UPDATE - to be fair, the SNP's Alex Salmond, currently heading up the Provisional Government of Scotland, went one better, lauding the economies of both Iceland(c) and Ireland(r) as the template for a future independent Scottish economy. Had he got his way, it might have been the shortest independence ever and the greatest disaster for the Scottish economy since the Darien scheme - which led directly to union with England.

11 comments:

Brian said...

Ironically, there is an Irish term for the people who caused the problem.

Anonymous said...

The Irish did well because of the EU, they were given vast sums of money much of it paid for by the British tax payer.

They out-competed us because we subsidised them.

Then idiot bankers from RBS got in on the act and 'invested' huge sums of money that the British tax payer is now liable for.

The same is true of other EU countries also.
Mostly only Britain and Germany that are signficient net contributors, plus a few other smaller countries, and Germany has used the situation to boost its manufactoring base by 'bribing' other EU countries to buy their products.
Britain has been the loser.

Anonymous said...

While British farmers were struggling a few years ago Irish farmers were doing comparatively well.

Anonymous said...

because of EU policies.

Peter Risdon said...

So Ireland's problems stem from low corporation tax and the fact that lots of US high tech businesses moved there?

I don't think that's a sustainable argument, in which case Osborne wasn't so very wrong. It's other factors that have caused their present situation.

Laban said...

Agreed, Peter. Nowt wrong with that.

Yet Osborne failed to spot the approaching disaster. Admitttedly he's got plenty of company - including the entire Irish cabinet.

But certainly the property bubble was apparent in 2006. He (or his writer) never asked what would happen if prices started to fall.

Anonymous said...

Perhaps this is in part responsible for the "miracle". Funny the EU hasn't put a stop to the "Double Irish" but maybe that's what you get for approving the Lisbon Treaty (eventually).

Anonymous said...

Peter Risdon: well said!
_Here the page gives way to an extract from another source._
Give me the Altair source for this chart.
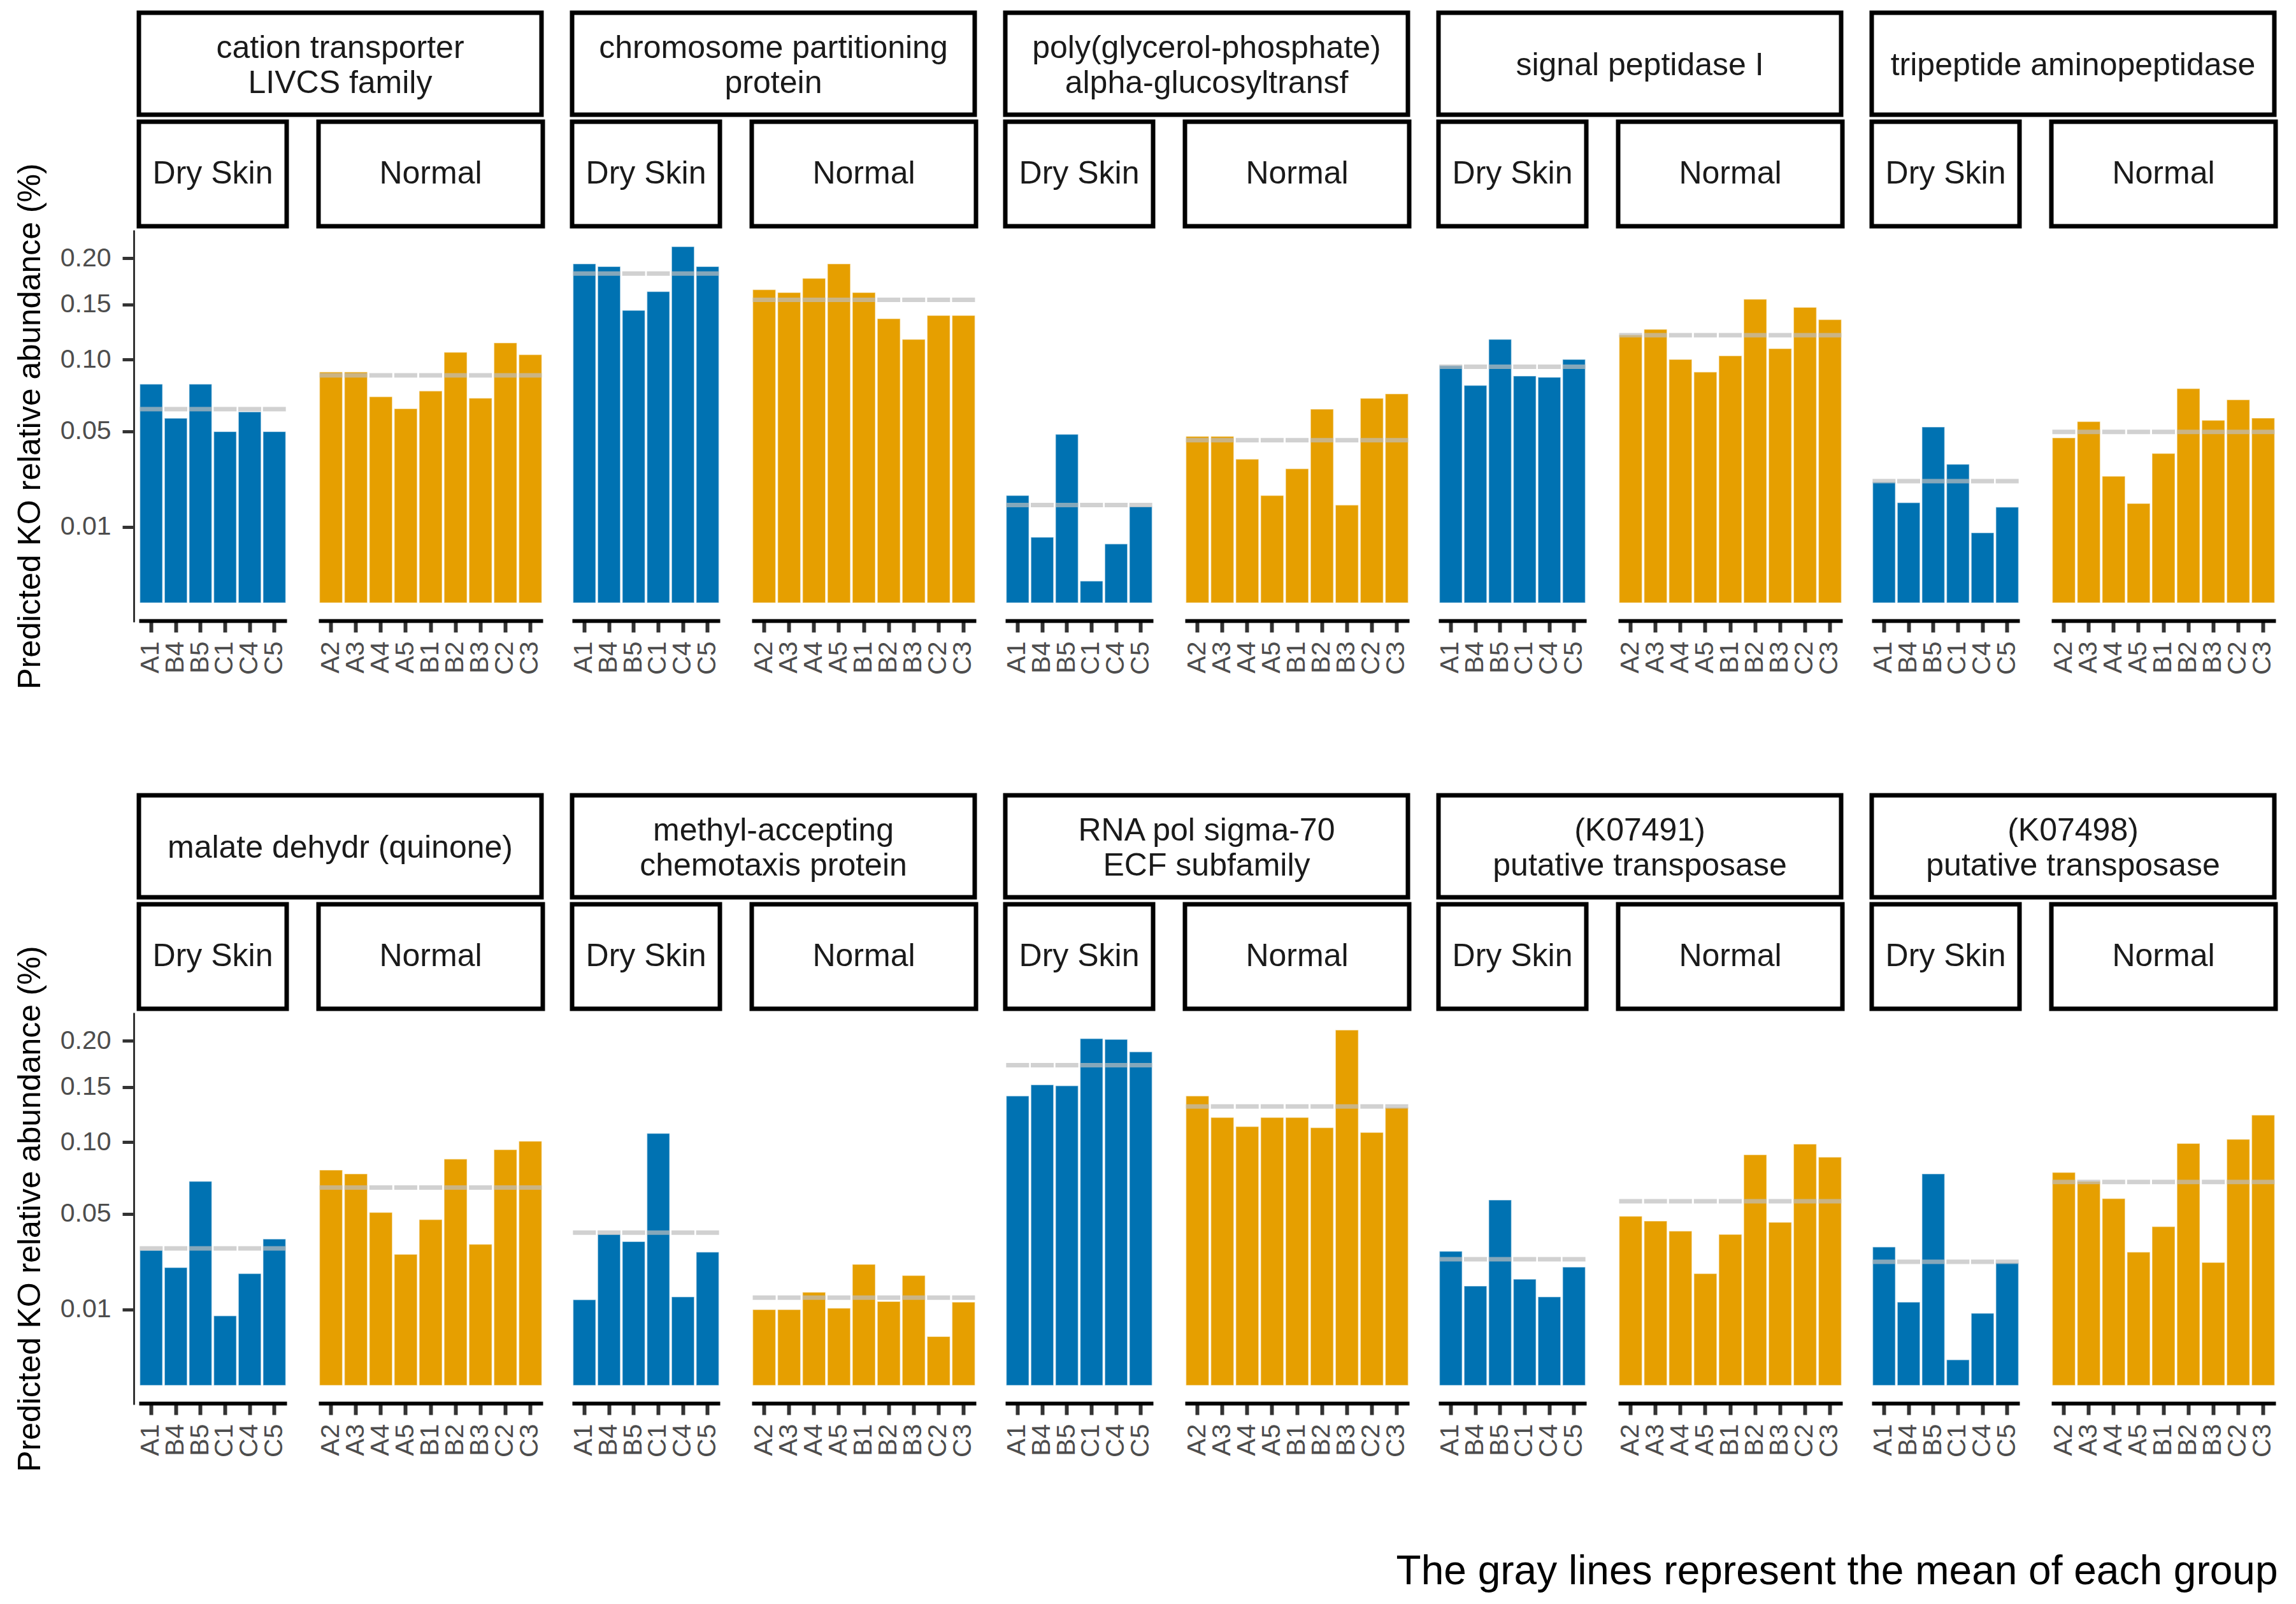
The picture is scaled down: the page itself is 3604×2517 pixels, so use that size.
import altair as alt
import pandas as pd

# ---------------- data ----------------
GROUPS = ["Dry Skin", "Normal"]
DRY_SAMPLES = ["A1", "B4", "B5", "C1", "C4", "C5"]
NORMAL_SAMPLES = ["A2", "A3", "A4", "A5", "B1", "B2", "B3", "C2", "C3"]

KO_NAMES = [
    "cation transporter\nLIVCS family",
    "chromosome partitioning\nprotein",
    "poly(glycerol-phosphate)\nalpha-glucosyltransf",
    "signal peptidase I",
    "tripeptide aminopeptidase",
    "malate dehydr (quinone)",
    "methyl-accepting\nchemotaxis protein",
    "RNA pol sigma-70\nECF subfamily",
    "(K07491)\nputative transposase",
    "(K07498)\nputative transposase",
]

DRY_VALUES = [
    [0.080, 0.057, 0.080, 0.049, 0.061, 0.049],
    [0.192, 0.189, 0.143, 0.162, 0.212, 0.189],
    [0.0193, 0.0072, 0.0475, 0.0008, 0.0058, 0.0155],
    [0.094, 0.079, 0.116, 0.086, 0.085, 0.099],
    [0.0244, 0.0168, 0.0517, 0.0321, 0.0082, 0.0153],
    [0.0305, 0.0232, 0.0696, 0.0081, 0.0209, 0.0358],
    [0.0123, 0.0381, 0.0346, 0.1062, 0.0131, 0.0297],
    [0.140, 0.151, 0.150, 0.201, 0.200, 0.186],
    [0.0301, 0.0165, 0.0575, 0.0189, 0.0131, 0.0234],
    [0.0320, 0.0116, 0.0748, 0.0011, 0.0087, 0.0251],
]

NORMAL_VALUES = [
    [0.089, 0.089, 0.071, 0.063, 0.075, 0.105, 0.070, 0.113, 0.103],
    [0.164, 0.161, 0.176, 0.192, 0.161, 0.135, 0.116, 0.138, 0.138],
    [0.0463, 0.0463, 0.0345, 0.0193, 0.0301, 0.0627, 0.0160, 0.0699, 0.0730],
    [0.120, 0.125, 0.099, 0.089, 0.102, 0.154, 0.108, 0.146, 0.134],
    [0.0455, 0.0549, 0.0268, 0.0165, 0.0373, 0.0767, 0.0557, 0.0689, 0.0571],
    [0.0775, 0.0748, 0.0500, 0.0287, 0.0460, 0.0857, 0.0333, 0.0929, 0.0997],
    [0.0096, 0.0096, 0.0145, 0.0100, 0.0245, 0.0118, 0.0202, 0.0040, 0.0116],
    [0.140, 0.120, 0.112, 0.120, 0.120, 0.111, 0.211, 0.107, 0.129],
    [0.0478, 0.0452, 0.0398, 0.0209, 0.0381, 0.0889, 0.0445, 0.0974, 0.0871],
    [0.0758, 0.0696, 0.0584, 0.0297, 0.0422, 0.0978, 0.0253, 0.1012, 0.1221],
]

Y_TICKS = [0.01, 0.05, 0.10, 0.15, 0.20]
Y_DOMAIN = [-0.00053, 0.2338]
Y_TITLE = "Predicted KO relative abundance (%)"
CAPTION = "The gray lines represent the mean of each group"

rows = []
for i, (dv, nv) in enumerate(zip(DRY_VALUES, NORMAL_VALUES)):
    for s, v in zip(DRY_SAMPLES, dv):
        rows.append({"ko_id": i, "group": "Dry Skin", "sample": s, "value": v})
    for s, v in zip(NORMAL_SAMPLES, nv):
        rows.append({"ko_id": i, "group": "Normal", "sample": s, "value": v})
df = pd.DataFrame(rows)
ko_df = pd.DataFrame({"ko_id": list(range(len(KO_NAMES))), "ko": KO_NAMES})
grp_df = pd.DataFrame({"group": GROUPS})

# ---------------- layout / style ----------------
FONT = "Liberation Sans"
DRY_W, NORM_W = 232, 352
INNER_SP = 42
PANEL_W = DRY_W + NORM_W + INNER_SP + 6
PANEL_SP = 38
KO_H, GRP_H, PLOT_H = 160, 164, 615
S1, S2 = 3, 0
SW = 7  # strip border width
LINE_H = 55
H_SP = KO_H + GRP_H + 4 * (SW / 2) + S1 + S2
COLORS = {"Dry Skin": "#0072B2", "Normal": "#E69F00"}
SAMPLES = {"Dry Skin": DRY_SAMPLES, "Normal": NORMAL_SAMPLES}
WIDTHS = {"Dry Skin": DRY_W, "Normal": NORM_W}

strip_view = alt.ViewBackground(stroke="black", strokeWidth=SW, fill="white")
yscale = alt.Scale(type="sqrt", domain=Y_DOMAIN, nice=False, zero=False)

xaxis = alt.Axis(
    title=None, labelAngle=270, labelFontSize=41, labelColor="#4D4D4D",
    labelPadding=14, domainColor="black", domainWidth=6,
    tickColor="#333333", tickWidth=6, tickSize=18, labelFont=FONT,
)


def panel(i):
    n_lines = KO_NAMES[i].count("\n") + 1
    ko_strip = (
        alt.Chart(ko_df)
        .transform_filter(alt.FieldEqualPredicate(field="ko_id", equal=i))
        .mark_text(fontSize=50, lineBreak="\n", lineHeight=LINE_H, color="#1A1A1A",
                   align="center", baseline="middle", font=FONT)
        .encode(text="ko:N", x=alt.value(PANEL_W / 2),
                y=alt.value(KO_H / 2 + 3 - (n_lines - 1) * LINE_H / 2))
        .properties(width=PANEL_W, height=KO_H, view=strip_view)
    )
    cols = []
    for g in GROUPS:
        w = WIDTHS[g]
        gstrip = (
            alt.Chart(grp_df)
            .transform_filter(alt.FieldEqualPredicate(field="group", equal=g))
            .mark_text(fontSize=50, color="#1A1A1A", align="center",
                       baseline="middle", font=FONT)
            .encode(text="group:N", x=alt.value(w / 2), y=alt.value(GRP_H / 2))
            .properties(width=w, height=GRP_H, view=strip_view)
        )
        base = (
            alt.Chart(df)
            .transform_filter(alt.FieldEqualPredicate(field="ko_id", equal=i))
            .transform_filter(alt.FieldEqualPredicate(field="group", equal=g))
            .transform_joinaggregate(mean_value="mean(value)")
        )
        x = alt.X("sample:N", sort=SAMPLES[g],
                  scale=alt.Scale(paddingInner=0.08, paddingOuter=0.04), axis=xaxis)
        bars = base.mark_bar(color=COLORS[g], stroke="white", strokeWidth=1.5,
                             strokeOpacity=0.5).encode(
            x=x,
            y=alt.Y("value:Q", scale=yscale, axis=None),
            y2=alt.datum(0),
        )
        means = base.mark_tick(color="#BEBEBE", thickness=7, size=36).encode(
            x=x,
            y=alt.Y("mean_value:Q", scale=yscale, axis=None),
        )
        plot = alt.layer(bars, means).properties(width=w, height=PLOT_H)
        cols.append(alt.vconcat(gstrip, plot, spacing=S2))
    return alt.vconcat(ko_strip, alt.hconcat(*cols, spacing=INNER_SP), spacing=S1)


def axis_col():
    spacer = alt.Chart(grp_df).mark_point(opacity=0).properties(width=2, height=H_SP)
    ax = (
        alt.Chart(df)
        .mark_point(opacity=0)
        .encode(
            y=alt.Y(
                "value:Q",
                scale=yscale,
                axis=alt.Axis(
                    values=Y_TICKS, format=".2f", title=Y_TITLE,
                    labelFontSize=41, labelColor="#4D4D4D", labelPadding=18,
                    tickColor="#333333", tickWidth=5, tickSize=18,
                    domainColor="#333333", domainWidth=3,
                    titleFontSize=50, titleColor="black", titleFontWeight="normal",
                    titlePadding=22, labelFont=FONT, titleFont=FONT,
                ),
            )
        )
        .properties(width=2, height=PLOT_H)
    )
    return alt.vconcat(spacer, ax, spacing=0, bounds="flush")


def row(start):
    first = alt.hconcat(axis_col(), panel(start), spacing=0)
    others = [panel(k) for k in range(start + 1, start + 5)]
    return alt.hconcat(first, *others, spacing=PANEL_SP)


chart = (
    alt.vconcat(row(0), row(5), spacing=162)
    .properties(
        title=alt.TitleParams(
            CAPTION, orient="bottom", anchor="end", fontSize=64,
            fontWeight="normal", color="black", offset=126, font=FONT,
        ),
        padding={"left": 14, "top": 8, "right": 10, "bottom": 0},
    )
    .configure(font=FONT)
    .configure_view(strokeWidth=0)
    .configure_axis(grid=False)
)

chart.save("out.html", embed_options={"renderer": "svg", "actions": False})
The Irish did many things right!

Unfortunately, they did some things wrong, like joining the Euro - which meant,Laban, that they could not raise interest rates to temper the property boom.

Osborne was broadly drawing the right lessons - for the UK, not Ireland. 1. We need to cut taxes on business -- corporation tax (at 1%?), NI reduced, etc. 2. Increase taxes on consumption, as the coalition has done. 3. Cut public expenditure, as the coalition has NOT done - it has merely reduced the rate of increase!

Laban: please consider reviewing this:

http://www.channel4.com/programmes/britains-trillion-pound-horror-story/4od#3139408

paul ilc

Mark said...

Anon 6.31pm- You are right to draw attention to the fact that tax arbitrage was always an important factor in the development of the 'Celtic Tiger' economy across the water.(Estonia's low tax regime gave a similar, if attenuated, lift to that country's brief reign as the 'Baltic Tiger'). However an anglophone education system that avoided the fads endemic elsewhere in the Anglosphere also helped the Irish, as did an intelligent, quasi-Gaullist, industrial development policy. (The latter led to the creation, virtually from scratch, of a thriving Pharma sector).

BTW Laban, a hat tip is due to your referencing of the Kevin Myers article in your previous posting about the Emerald Isle. He is an illuminating and entertaining writer, banished from these shores (in my view unjustly) during Sarah Sands' brief reign as dominatrix at the Sunday Telegraph. Check out his memoir about the Troubles- 'Watching the Door', which is a real humdinger of a book.

Anonymous said...

The success of the Irish low-tax regime only makes sense in the context of Ireland being an english speaking country in close proximity to the UK.

Most of the big companies setting up shop there were doing most of their business in the UK.

If the UK had the same tax structure the Irish advantage would have been wiped out.

If Ireland were still an English speaking country - but instead been off the shores of Italy, none of this would have happened.

dearieme said...

Now the Irish may conclude that it wasn't just their children who were getting screwed.